Quilters are known for taking a perfectly good piece of fabric, cutting it into little pieces, and then sewing them back together. Generally, these pieces are triangles or squares, but sometimes, quilters will cut strips of fabric and sew them together.
Using “strip piecing,” you can design a piece of fabric that can be cut up and used to create some really interesting quilts or wall hangings.
One of the challenges of sewing fabric strips is keeping the sewn together strips straight. Although this sounds like it would be easy, if you aren’t paying attention, you may end up with a curved piece of “new” fabric. Here are some tips to help you sew long strips together and avoid getting curves and/or puckers. Try one or a combination of techniques below:
- Set your machine to 18-20 stitches per inch. The smaller stitches will keep the seams from separating
- Don’t tug on your fabric as it is being sewn. Letting the machine do the work of pulling it through will reduce or eliminate any possible stretching of the fabric
- Alternate sewing the strips from top to bottom.

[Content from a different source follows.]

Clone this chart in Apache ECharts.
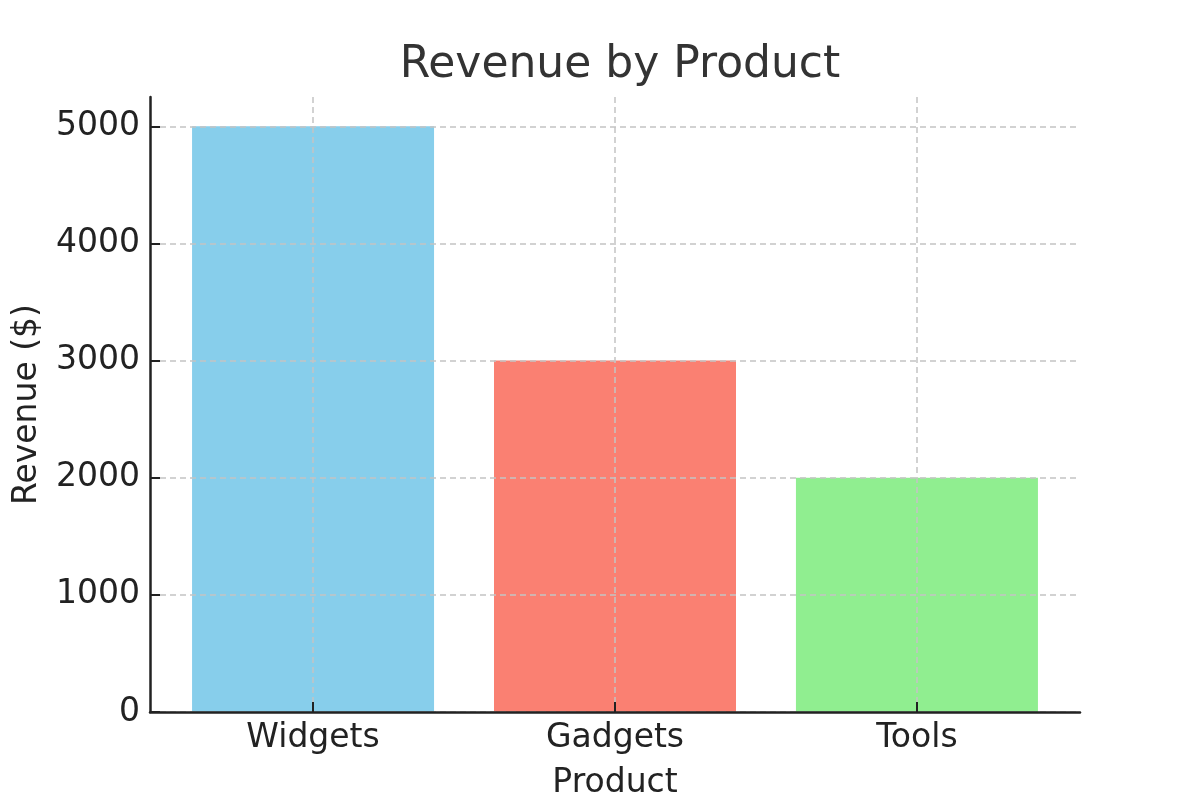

Sew the first pair from top to bottom, and then the next pair from bottom to top
- Try using a walking foot
- Sew shorter strips together – either cut the strip in half so you are sewing 20 inch strips instead of 40 inch strips; or begin with fat quarters (which are 20-22 inches wide).
- Sew the length of the fabric (parallel to the selvedge) instead of the width of the fabric (cross grain). The cross grain tends to have more stretch than the lengthwise grain of the fabric.
- Start by sewing pairs of strips together. When you have all of the pairs sewn together, then sew pairs of pairs together (2 sets of pairs, resulting in one piece, 4 strips wide). Next sew pairs of the sets of 4 together. Continue in this fashion until you have as large a piece of “new” fabric as you want.
- try sewing without pinning the strips together
When I am sewing several strips together to create a “new” fabric, I sew two pieces of fabric together, and then sew the pairs together, continuing to sew the new units together until I get the piece of fabric the size I want.
I also alternate sewing from top to bottom and then from bottom to top. It may be a bit tricky if your strips are not all the same length. You can easily trim them to be the same length.
Once you have “new” fabric, you can cut it into strips and sew those strips together to create an even more unique look to your fabric.